No. Turntables dont sound good, they sound great. Not sure why people enjoy listening to 1s and 0s. I find it distracting. Music is analog.
And im not sure who these people are who think vinyl has a "noise." It doesn't. Unless you dont know how to take care of your records, noise, pops, hiss aren't that common. Ive listened to records for close to 60 years. Some records are that old. They still sound new. The only albums that had any issues were the ones I played without a cue lever while drunk.
There is so much wrong with your post, and we have to continue to debunk that myth you are espoising.
First off I agree LPs can and do sound very good and the surfaces are very silent. However they would not be so silent and low distortion without the use of dynamic range compression. An analog LP gives you at maximum 60 db dynamic range. If it did not the groove could not be cut, and surface noise would be intrusive. The other issue is that very deep bass has to be rolled off, otherwise you would have poor side length and few if any cartridges would track the groove.
I have a very large collection of LPs going back to 1954 when I was seven years old. I own four very good turntables all vintage, well cared for, properly set up and maintained. I enjoy my vinyl collection still, but I don't pretend it is as good a modern digital technology.
The fact the the digital system is binary, does not mean the music is and far from it. In any event when you listen to your vintage AR turntable via your digital receiver, you are listening to digital audio.

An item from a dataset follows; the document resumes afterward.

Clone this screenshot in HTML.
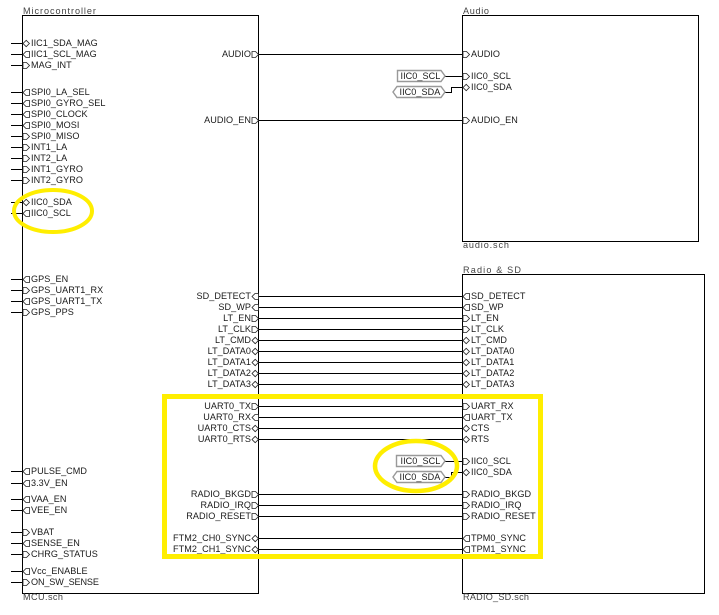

That receiver you list converts analog audio to digital and back to analog just so you can use your digital volume control on your receiver.
This video explains why this 1-0 staircase nonsense is just that.
Your turntable is iconic due to its age, and introduced many to reasonable quality disc reproduction, but was always a budget turntable, but it has significant shortcomings. For one thing it has no anti skate compensation, and the arm is relatively crude in design. If you really want to enjoy vinyl at its best then an turntable upgrade would definitely achieve that. There are new and vintage options. Three of my turntables are older than your AR.
These turntables date from the sixties and turntables were sold without PU arms and plinths. They have had some different arms over the years.
This is my newest turntable, that I bought non working and restored it and found and SME series III arm for it.